In a market where mobile data is expensive and connectivity is uneven, this supports consistent record-keeping rather than delayed bulk entry. From a tax perspective, that timing matters because deductions are easier to defend when logged close to when the cost occurred, not reconstructed months later from memory.
Issues with automation
Automation helps, but it does not eliminate structural complexity: personal income tax in Nigeria is administered at the state level, with each state operating its own filing process layered on federal rules.
Compliance
The pricing model reflects the breadth of the intended audience. The free tier limits apply to invoices, but it makes the product easy to try without committing upfront.
The paid plan removes those caps and enables bank account linking via open banking, allowing transactions to be pulled in and sorted with less manual work. The higher-tier targets small businesses that need payroll tools and payslip generation, moving the product beyond solo freelancers into a broader business context.
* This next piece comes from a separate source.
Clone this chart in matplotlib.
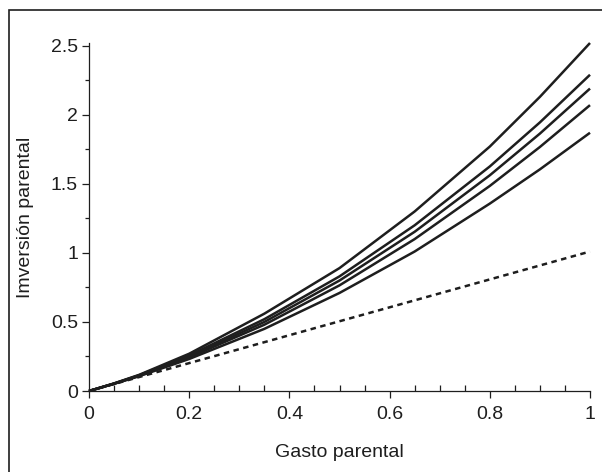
import matplotlib
matplotlib.use("Agg")
import matplotlib.pyplot as plt
from matplotlib.patches import Rectangle
from matplotlib.ticker import MultipleLocator

plt.rcParams['font.family'] = ['Liberation Sans', 'DejaVu Sans']

x = [0, 0.05, 0.1, 0.2, 0.35, 0.5, 0.65, 0.8, 0.9, 1.0]
curve_a = [0, 0.055, 0.117, 0.27, 0.56, 0.89, 1.30, 1.77, 2.13, 2.52]
curve_b = [0, 0.054, 0.114, 0.258, 0.52, 0.83, 1.20, 1.626, 1.945, 2.29]
curve_c = [0, 0.053, 0.112, 0.250, 0.50, 0.80, 1.153, 1.562, 1.864, 2.19]
curve_d = [0, 0.053, 0.110, 0.243, 0.48, 0.765, 1.10, 1.485, 1.767, 2.07]
curve_e = [0, 0.052, 0.107, 0.232, 0.45, 0.71, 1.01, 1.357, 1.605, 1.87]
line_x = [0, 1.0]
line_y = [0, 1.01]

xticks = [0, 0.2, 0.4, 0.6, 0.8, 1]
xticklabels = ['0', '0.2', '0.4', '0.6', '0.8', '1']
yticks = [0, 0.5, 1, 1.5, 2, 2.5]
yticklabels = ['0', '0.5', '1', '1.5', '2', '2.5']

W, H = 602, 472
fig = plt.figure(figsize=(W/100, H/100), dpi=100)
ax = fig.add_axes([89/W, 1-391/H, (590-89)/W, (391-43)/H])

col = '#1e1e1e'
fs = 14
for c in [curve_a, curve_b, curve_c, curve_d, curve_e]:
    ax.plot(x, c, color=col, lw=1.8, clip_on=False, solid_capstyle='butt')
ax.plot(line_x, line_y, color=col, lw=1.8, linestyle=(0, (2.2, 1.8)), clip_on=False)

ax.set_xlim(0, 1)
ax.set_ylim(0, 2.52)
for s in ['top', 'right']:
    ax.spines[s].set_visible(False)
for s in ['left', 'bottom']:
    ax.spines[s].set_linewidth(0.9)
    ax.spines[s].set_color(col)

ax.set_xticks(xticks)
ax.set_xticklabels(xticklabels)
ax.set_yticks(yticks)
ax.set_yticklabels(yticklabels)
ax.xaxis.set_minor_locator(MultipleLocator(0.05))
ax.yaxis.set_minor_locator(MultipleLocator(0.25))
ax.tick_params(axis='x', which='major', direction='out', length=5, width=0.9, color=col, labelsize=fs, pad=6, labelcolor=col)
ax.tick_params(axis='x', which='minor', direction='in', length=4, width=0.9, color=col)
ax.tick_params(axis='y', which='major', direction='out', length=5, width=0.9, color=col, labelsize=fs, pad=3, labelcolor=col)
ax.tick_params(axis='y', which='minor', direction='out', length=3, width=0.9, color=col)

ax.set_xlabel('Gasto parental', fontsize=fs, color=col, labelpad=15)
ax.set_ylabel('Imversión parental', fontsize=fs, color=col, labelpad=12)

fig.patches.append(Rectangle((9/W, -0.2), 1.2, 1.2 - 10/H, transform=fig.transFigure,
                             fill=False, edgecolor=col, lw=1.2))

fig.savefig('out.png', dpi=100)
Overall, this structure aligns with policy efforts to broaden the tax base. If more freelancers, creators, and remote workers keep organised records, tax shifts from a vague threat to a set of numbers tied to documented profit.
This mirrors what payroll software did for salaried workers decades ago. Compliance shifted from an annual calculation to an automatic process embedded in daily work. Apps like KeepAm attempt the same shift for the self-employed.
Tools like this only matter if users treat tax tracking as part of everyday work, rather than a last-minute scramble near deadlines, which remains common in markets like Kenya.
Despite testing the app outside Nigeria with two colleagues, I noted that it was built around expense prompts that appear at the right moment. The platform also compiles daily entries into reports that function as tax records.
“We generate PDF reports with unique IDs, bracket breakdowns, and timestamps,” Oshola concluded.